- Request: Retype the opening lines of the data exactly, stopping after the line that contains "const H = 816;". Skip every picture.

Rows from a dataset of charts and code

## start

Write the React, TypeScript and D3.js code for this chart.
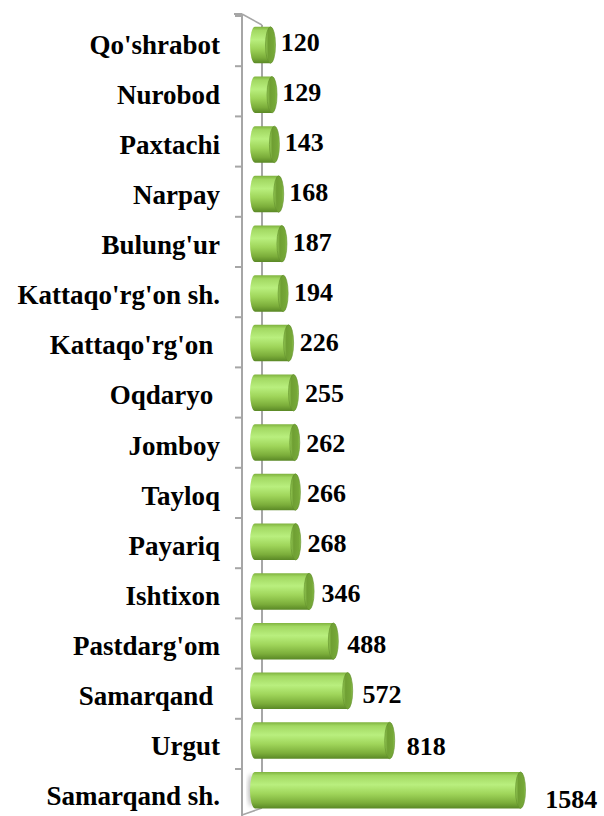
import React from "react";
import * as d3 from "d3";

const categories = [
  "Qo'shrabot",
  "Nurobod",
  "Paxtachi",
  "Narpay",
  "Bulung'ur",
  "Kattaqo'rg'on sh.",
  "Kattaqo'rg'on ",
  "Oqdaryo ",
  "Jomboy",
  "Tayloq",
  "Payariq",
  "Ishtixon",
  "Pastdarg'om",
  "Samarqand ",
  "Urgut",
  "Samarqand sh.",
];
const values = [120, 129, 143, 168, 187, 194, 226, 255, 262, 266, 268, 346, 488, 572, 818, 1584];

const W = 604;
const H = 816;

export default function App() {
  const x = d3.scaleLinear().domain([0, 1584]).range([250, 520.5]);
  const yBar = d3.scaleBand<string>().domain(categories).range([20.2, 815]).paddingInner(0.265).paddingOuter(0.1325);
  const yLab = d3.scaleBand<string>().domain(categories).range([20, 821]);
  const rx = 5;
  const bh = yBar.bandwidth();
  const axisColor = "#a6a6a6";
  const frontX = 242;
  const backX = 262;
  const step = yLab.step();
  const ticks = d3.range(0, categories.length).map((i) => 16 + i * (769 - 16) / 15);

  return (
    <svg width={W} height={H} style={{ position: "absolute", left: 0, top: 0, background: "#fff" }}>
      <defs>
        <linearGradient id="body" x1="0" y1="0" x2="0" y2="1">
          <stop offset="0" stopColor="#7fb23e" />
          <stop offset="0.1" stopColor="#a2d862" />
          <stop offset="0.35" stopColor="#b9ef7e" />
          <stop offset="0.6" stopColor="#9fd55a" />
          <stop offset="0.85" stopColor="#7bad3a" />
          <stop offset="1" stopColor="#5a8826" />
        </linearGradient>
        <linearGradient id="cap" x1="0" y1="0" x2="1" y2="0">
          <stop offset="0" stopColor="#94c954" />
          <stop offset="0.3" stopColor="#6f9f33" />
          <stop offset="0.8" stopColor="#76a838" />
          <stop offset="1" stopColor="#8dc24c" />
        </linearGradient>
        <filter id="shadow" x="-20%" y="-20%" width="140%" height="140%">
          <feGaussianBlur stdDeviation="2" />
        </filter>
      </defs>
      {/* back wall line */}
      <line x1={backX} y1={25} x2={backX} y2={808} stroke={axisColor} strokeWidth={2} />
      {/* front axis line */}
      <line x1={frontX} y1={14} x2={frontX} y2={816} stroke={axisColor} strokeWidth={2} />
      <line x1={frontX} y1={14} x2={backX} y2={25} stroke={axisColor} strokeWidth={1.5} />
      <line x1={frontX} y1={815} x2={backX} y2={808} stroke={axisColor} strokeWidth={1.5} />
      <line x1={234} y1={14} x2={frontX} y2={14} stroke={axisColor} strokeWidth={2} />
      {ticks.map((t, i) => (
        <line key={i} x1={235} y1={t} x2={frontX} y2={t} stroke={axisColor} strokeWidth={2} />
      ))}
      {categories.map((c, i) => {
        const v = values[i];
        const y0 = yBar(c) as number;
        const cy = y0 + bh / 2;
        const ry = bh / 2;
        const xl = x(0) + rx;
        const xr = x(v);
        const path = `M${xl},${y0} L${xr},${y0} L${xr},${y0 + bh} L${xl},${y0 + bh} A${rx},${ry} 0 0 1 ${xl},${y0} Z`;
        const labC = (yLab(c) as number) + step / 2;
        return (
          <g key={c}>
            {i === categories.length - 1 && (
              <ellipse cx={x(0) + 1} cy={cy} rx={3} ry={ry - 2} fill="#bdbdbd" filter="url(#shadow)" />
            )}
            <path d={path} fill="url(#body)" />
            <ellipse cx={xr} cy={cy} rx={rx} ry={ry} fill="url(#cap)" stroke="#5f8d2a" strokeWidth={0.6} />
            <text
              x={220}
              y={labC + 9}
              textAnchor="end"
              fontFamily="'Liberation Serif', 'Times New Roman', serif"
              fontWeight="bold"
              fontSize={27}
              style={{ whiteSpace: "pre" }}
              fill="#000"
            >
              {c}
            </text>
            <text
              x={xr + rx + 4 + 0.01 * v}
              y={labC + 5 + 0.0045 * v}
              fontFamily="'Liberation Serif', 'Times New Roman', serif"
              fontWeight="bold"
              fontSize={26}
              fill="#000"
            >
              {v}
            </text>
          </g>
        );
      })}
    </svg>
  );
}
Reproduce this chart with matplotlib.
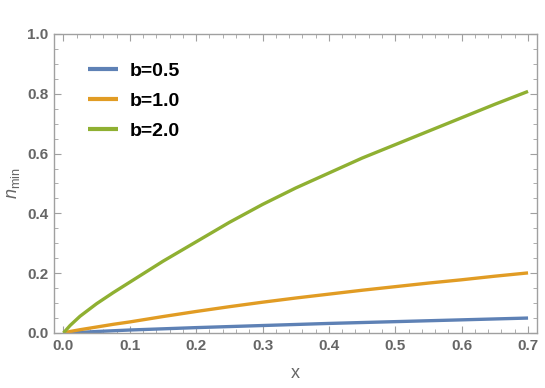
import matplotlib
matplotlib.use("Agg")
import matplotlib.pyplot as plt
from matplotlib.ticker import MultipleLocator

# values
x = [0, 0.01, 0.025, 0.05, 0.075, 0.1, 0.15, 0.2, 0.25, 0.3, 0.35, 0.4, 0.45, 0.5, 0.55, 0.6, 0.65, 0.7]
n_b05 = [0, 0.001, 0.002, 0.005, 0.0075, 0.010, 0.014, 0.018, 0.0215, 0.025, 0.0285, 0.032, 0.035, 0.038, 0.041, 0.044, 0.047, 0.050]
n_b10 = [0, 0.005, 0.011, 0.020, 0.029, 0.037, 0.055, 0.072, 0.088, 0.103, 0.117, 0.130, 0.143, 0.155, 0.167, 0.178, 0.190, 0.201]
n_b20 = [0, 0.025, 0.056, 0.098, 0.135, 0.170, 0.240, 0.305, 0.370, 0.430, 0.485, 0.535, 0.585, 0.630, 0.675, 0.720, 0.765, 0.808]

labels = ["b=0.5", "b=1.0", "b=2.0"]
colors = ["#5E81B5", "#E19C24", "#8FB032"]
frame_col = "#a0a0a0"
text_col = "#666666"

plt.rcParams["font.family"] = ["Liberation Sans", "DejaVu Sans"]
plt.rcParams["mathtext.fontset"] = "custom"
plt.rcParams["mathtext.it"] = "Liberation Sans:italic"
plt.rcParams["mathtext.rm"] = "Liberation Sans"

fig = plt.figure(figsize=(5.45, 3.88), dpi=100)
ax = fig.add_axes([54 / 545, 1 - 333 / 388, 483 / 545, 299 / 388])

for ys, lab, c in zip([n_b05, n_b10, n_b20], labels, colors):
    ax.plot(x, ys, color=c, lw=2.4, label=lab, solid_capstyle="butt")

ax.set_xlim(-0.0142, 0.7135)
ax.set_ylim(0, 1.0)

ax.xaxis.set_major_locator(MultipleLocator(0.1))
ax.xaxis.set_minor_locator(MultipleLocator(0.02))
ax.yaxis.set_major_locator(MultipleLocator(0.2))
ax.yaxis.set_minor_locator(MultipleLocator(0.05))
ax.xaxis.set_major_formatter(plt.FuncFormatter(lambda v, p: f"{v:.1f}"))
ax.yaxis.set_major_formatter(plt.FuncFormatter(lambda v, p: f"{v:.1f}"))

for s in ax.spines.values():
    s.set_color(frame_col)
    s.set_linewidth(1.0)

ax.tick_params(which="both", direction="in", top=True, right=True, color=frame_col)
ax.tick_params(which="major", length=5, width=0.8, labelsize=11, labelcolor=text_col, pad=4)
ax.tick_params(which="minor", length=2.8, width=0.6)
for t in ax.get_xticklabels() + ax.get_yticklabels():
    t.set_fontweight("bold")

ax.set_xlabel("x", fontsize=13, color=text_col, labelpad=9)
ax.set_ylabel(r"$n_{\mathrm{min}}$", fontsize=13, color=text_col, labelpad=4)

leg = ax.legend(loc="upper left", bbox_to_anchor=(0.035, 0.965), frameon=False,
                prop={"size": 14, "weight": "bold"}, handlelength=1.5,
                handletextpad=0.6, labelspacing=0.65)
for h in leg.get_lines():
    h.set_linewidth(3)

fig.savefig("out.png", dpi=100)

## end

- The reply:
Write the React, TypeScript and D3.js code for this chart.
import React from "react";
import * as d3 from "d3";

const categories = [
  "Qo'shrabot",
  "Nurobod",
  "Paxtachi",
  "Narpay",
  "Bulung'ur",
  "Kattaqo'rg'on sh.",
  "Kattaqo'rg'on ",
  "Oqdaryo ",
  "Jomboy",
  "Tayloq",
  "Payariq",
  "Ishtixon",
  "Pastdarg'om",
  "Samarqand ",
  "Urgut",
  "Samarqand sh.",
];
const values = [120, 129, 143, 168, 187, 194, 226, 255, 262, 266, 268, 346, 488, 572, 818, 1584];

const W = 604;
const H = 816;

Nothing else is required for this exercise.